_PROBLEM_:
Restate, exactly and without pictures, the lines from the start of the listing below through the line holding "const yTickLabels = [0, 2, 4, 6, 8, 10];".

_INFORMATION PROVIDED_:

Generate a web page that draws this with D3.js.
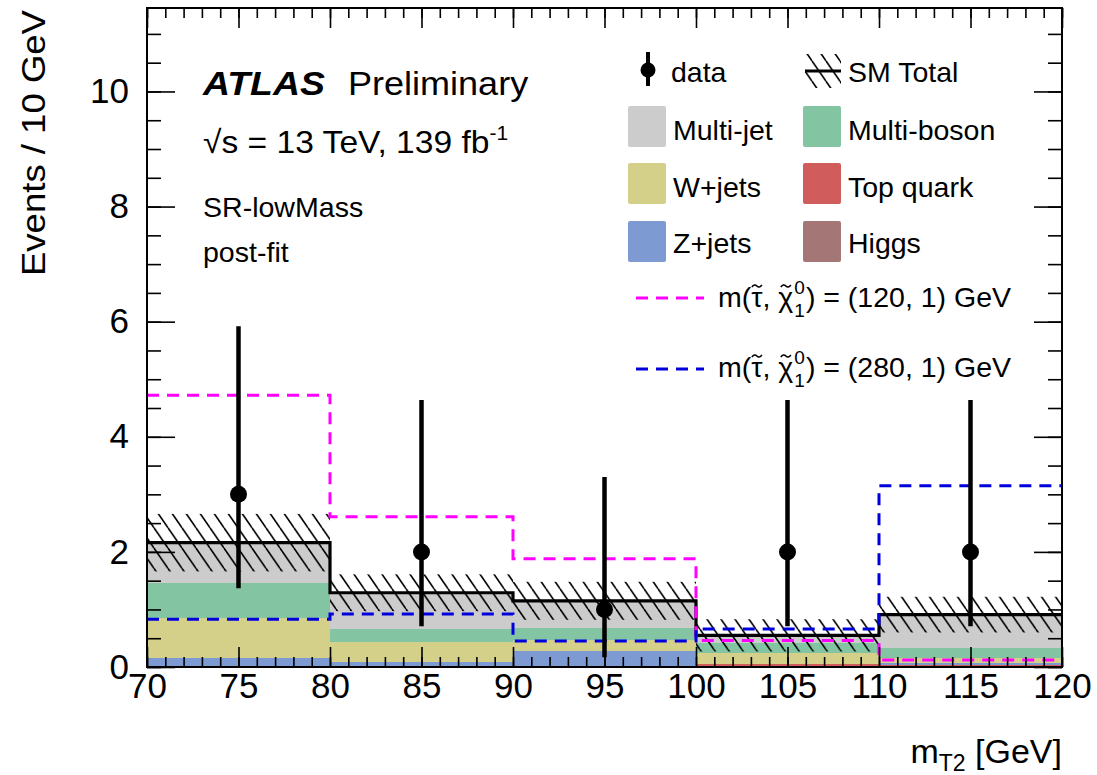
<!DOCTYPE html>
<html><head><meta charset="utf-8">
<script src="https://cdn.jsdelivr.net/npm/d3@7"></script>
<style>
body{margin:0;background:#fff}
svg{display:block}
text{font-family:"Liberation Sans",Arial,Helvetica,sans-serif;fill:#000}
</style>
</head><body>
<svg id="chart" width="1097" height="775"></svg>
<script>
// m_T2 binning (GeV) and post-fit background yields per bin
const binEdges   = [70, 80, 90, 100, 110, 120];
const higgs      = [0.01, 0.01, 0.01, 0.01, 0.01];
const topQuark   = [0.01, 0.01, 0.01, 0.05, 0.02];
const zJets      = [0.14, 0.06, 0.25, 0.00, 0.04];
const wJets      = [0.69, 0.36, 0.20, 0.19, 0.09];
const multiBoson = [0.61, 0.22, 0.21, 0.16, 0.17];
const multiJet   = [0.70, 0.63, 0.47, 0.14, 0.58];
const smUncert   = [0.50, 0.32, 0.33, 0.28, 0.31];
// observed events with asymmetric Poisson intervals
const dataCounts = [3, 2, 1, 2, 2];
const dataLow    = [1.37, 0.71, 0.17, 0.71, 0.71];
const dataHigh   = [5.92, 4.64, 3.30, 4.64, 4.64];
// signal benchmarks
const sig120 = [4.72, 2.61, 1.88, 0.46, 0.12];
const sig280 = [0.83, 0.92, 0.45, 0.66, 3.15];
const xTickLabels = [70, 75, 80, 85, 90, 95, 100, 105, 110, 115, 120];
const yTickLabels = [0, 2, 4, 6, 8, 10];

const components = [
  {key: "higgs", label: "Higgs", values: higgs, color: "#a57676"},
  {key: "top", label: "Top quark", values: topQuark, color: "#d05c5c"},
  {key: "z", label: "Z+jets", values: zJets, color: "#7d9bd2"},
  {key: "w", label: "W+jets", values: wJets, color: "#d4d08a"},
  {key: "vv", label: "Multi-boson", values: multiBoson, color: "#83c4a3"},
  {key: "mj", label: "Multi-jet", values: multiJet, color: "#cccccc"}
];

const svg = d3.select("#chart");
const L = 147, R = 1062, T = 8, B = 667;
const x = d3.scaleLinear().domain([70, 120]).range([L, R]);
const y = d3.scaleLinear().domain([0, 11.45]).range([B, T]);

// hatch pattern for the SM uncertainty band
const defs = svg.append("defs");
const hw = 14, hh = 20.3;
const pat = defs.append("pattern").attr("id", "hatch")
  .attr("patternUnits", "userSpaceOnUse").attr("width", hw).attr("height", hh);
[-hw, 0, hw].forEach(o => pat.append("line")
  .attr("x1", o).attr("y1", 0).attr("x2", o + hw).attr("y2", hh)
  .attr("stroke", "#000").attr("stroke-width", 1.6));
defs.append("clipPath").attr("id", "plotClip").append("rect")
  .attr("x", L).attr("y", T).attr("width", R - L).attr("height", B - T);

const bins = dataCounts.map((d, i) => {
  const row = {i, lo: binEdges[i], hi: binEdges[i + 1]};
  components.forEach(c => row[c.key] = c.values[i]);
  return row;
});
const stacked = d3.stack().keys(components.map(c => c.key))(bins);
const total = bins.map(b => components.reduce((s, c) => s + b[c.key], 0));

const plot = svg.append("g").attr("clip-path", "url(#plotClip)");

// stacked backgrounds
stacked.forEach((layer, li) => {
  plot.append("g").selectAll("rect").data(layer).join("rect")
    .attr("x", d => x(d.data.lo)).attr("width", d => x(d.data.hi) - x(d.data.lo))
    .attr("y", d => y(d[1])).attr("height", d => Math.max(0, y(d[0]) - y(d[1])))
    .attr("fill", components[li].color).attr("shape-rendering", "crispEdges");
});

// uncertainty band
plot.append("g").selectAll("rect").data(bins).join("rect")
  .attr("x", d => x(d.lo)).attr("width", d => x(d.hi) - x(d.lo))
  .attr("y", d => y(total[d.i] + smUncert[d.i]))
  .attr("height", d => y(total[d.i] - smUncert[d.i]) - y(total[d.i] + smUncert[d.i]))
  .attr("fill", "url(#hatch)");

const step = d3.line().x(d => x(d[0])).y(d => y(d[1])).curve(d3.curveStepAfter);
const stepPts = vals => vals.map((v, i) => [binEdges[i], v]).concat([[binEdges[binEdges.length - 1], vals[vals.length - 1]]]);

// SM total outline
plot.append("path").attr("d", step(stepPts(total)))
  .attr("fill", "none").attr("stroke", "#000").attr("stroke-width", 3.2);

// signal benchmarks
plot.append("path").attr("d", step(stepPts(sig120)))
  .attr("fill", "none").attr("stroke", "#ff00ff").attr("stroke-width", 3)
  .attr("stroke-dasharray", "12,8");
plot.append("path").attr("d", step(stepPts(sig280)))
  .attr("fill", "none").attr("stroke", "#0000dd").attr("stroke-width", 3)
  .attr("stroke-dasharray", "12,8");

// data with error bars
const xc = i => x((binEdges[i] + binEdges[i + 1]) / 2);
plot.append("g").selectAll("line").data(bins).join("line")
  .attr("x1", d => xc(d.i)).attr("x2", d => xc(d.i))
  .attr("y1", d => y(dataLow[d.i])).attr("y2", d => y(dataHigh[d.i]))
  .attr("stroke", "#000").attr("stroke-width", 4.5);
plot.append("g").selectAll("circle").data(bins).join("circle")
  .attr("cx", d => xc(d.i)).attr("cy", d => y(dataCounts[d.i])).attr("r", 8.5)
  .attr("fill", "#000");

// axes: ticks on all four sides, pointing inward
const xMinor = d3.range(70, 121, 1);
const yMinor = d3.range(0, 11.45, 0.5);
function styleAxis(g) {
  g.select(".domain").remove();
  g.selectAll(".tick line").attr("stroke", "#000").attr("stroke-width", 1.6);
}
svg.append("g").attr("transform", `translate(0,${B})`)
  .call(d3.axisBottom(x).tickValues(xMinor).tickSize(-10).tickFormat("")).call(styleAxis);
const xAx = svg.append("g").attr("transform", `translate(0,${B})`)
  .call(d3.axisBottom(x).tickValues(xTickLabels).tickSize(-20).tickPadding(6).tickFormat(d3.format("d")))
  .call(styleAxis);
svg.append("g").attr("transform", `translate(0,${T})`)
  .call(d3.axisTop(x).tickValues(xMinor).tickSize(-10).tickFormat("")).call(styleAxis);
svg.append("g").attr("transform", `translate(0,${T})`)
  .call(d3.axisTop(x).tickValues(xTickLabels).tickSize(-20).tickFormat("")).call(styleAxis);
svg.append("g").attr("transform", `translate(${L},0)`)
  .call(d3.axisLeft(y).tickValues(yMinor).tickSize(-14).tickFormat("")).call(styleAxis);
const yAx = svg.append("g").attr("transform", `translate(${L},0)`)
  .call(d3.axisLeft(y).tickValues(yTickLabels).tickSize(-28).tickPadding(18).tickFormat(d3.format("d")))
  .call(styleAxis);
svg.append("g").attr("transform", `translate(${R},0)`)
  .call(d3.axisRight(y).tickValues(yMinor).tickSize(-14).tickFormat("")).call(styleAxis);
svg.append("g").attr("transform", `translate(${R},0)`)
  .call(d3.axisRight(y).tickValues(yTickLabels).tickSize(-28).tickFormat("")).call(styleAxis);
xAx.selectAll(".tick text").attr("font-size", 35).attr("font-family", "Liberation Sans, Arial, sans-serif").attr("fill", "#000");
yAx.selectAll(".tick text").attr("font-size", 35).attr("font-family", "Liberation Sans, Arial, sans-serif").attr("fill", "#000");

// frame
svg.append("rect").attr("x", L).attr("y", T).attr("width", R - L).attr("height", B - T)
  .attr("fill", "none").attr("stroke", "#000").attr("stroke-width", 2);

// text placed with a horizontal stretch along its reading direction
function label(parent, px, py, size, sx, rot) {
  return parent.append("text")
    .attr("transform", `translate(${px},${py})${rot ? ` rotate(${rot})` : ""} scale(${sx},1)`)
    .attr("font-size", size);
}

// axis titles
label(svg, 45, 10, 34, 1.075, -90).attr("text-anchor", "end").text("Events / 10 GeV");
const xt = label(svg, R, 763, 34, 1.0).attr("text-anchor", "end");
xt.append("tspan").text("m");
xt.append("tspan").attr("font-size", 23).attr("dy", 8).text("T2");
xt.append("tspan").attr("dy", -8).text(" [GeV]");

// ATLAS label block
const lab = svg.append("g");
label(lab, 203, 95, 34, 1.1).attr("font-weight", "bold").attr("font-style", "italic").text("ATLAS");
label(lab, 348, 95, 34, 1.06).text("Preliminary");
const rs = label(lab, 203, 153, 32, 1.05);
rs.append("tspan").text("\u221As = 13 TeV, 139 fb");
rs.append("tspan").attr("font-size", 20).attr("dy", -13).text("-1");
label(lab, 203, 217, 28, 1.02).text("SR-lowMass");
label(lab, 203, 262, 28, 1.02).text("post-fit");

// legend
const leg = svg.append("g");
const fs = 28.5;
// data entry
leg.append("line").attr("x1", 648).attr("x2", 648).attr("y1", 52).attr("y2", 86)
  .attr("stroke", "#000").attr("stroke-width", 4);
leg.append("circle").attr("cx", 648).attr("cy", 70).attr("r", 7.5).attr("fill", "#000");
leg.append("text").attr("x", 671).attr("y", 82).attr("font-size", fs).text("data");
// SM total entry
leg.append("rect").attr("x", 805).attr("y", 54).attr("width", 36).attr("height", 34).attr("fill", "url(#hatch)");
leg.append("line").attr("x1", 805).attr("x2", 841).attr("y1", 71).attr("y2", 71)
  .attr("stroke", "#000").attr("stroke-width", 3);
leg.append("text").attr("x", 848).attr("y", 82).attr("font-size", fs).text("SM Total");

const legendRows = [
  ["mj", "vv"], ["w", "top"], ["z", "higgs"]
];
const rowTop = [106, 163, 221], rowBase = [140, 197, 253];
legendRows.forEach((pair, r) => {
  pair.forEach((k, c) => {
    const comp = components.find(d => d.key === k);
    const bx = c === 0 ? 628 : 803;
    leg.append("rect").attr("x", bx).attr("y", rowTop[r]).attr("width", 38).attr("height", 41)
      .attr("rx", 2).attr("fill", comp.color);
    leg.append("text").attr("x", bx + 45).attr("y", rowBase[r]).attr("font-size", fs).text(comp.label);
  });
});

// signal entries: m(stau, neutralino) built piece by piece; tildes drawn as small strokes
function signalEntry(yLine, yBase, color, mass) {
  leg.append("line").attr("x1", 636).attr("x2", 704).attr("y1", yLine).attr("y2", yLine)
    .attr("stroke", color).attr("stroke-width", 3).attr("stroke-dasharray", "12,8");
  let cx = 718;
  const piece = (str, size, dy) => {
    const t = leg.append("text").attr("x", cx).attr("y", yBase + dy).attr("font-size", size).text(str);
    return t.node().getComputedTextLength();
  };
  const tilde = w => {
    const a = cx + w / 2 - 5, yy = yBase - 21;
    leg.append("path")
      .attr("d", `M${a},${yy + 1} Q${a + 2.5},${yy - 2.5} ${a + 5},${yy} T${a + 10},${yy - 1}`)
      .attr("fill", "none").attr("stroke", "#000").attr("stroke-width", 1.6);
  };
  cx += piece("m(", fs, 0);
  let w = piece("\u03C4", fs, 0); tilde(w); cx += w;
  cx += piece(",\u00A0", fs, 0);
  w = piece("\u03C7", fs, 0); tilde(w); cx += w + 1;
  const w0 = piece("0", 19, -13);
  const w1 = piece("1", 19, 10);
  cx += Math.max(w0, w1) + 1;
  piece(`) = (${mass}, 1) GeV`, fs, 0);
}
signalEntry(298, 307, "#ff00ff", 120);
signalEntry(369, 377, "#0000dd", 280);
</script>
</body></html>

_RESPONSE TO THIS EXERCISE_:
Generate a web page that draws this with D3.js.
<!DOCTYPE html>
<html><head><meta charset="utf-8">
<script src="https://cdn.jsdelivr.net/npm/d3@7"></script>
<style>
body{margin:0;background:#fff}
svg{display:block}
text{font-family:"Liberation Sans",Arial,Helvetica,sans-serif;fill:#000}
</style>
</head><body>
<svg id="chart" width="1097" height="775"></svg>
<script>
// m_T2 binning (GeV) and post-fit background yields per bin
const binEdges   = [70, 80, 90, 100, 110, 120];
const higgs      = [0.01, 0.01, 0.01, 0.01, 0.01];
const topQuark   = [0.01, 0.01, 0.01, 0.05, 0.02];
const zJets      = [0.14, 0.06, 0.25, 0.00, 0.04];
const wJets      = [0.69, 0.36, 0.20, 0.19, 0.09];
const multiBoson = [0.61, 0.22, 0.21, 0.16, 0.17];
const multiJet   = [0.70, 0.63, 0.47, 0.14, 0.58];
const smUncert   = [0.50, 0.32, 0.33, 0.28, 0.31];
// observed events with asymmetric Poisson intervals
const dataCounts = [3, 2, 1, 2, 2];
const dataLow    = [1.37, 0.71, 0.17, 0.71, 0.71];
const dataHigh   = [5.92, 4.64, 3.30, 4.64, 4.64];
// signal benchmarks
const sig120 = [4.72, 2.61, 1.88, 0.46, 0.12];
const sig280 = [0.83, 0.92, 0.45, 0.66, 3.15];
const xTickLabels = [70, 75, 80, 85, 90, 95, 100, 105, 110, 115, 120];
const yTickLabels = [0, 2, 4, 6, 8, 10];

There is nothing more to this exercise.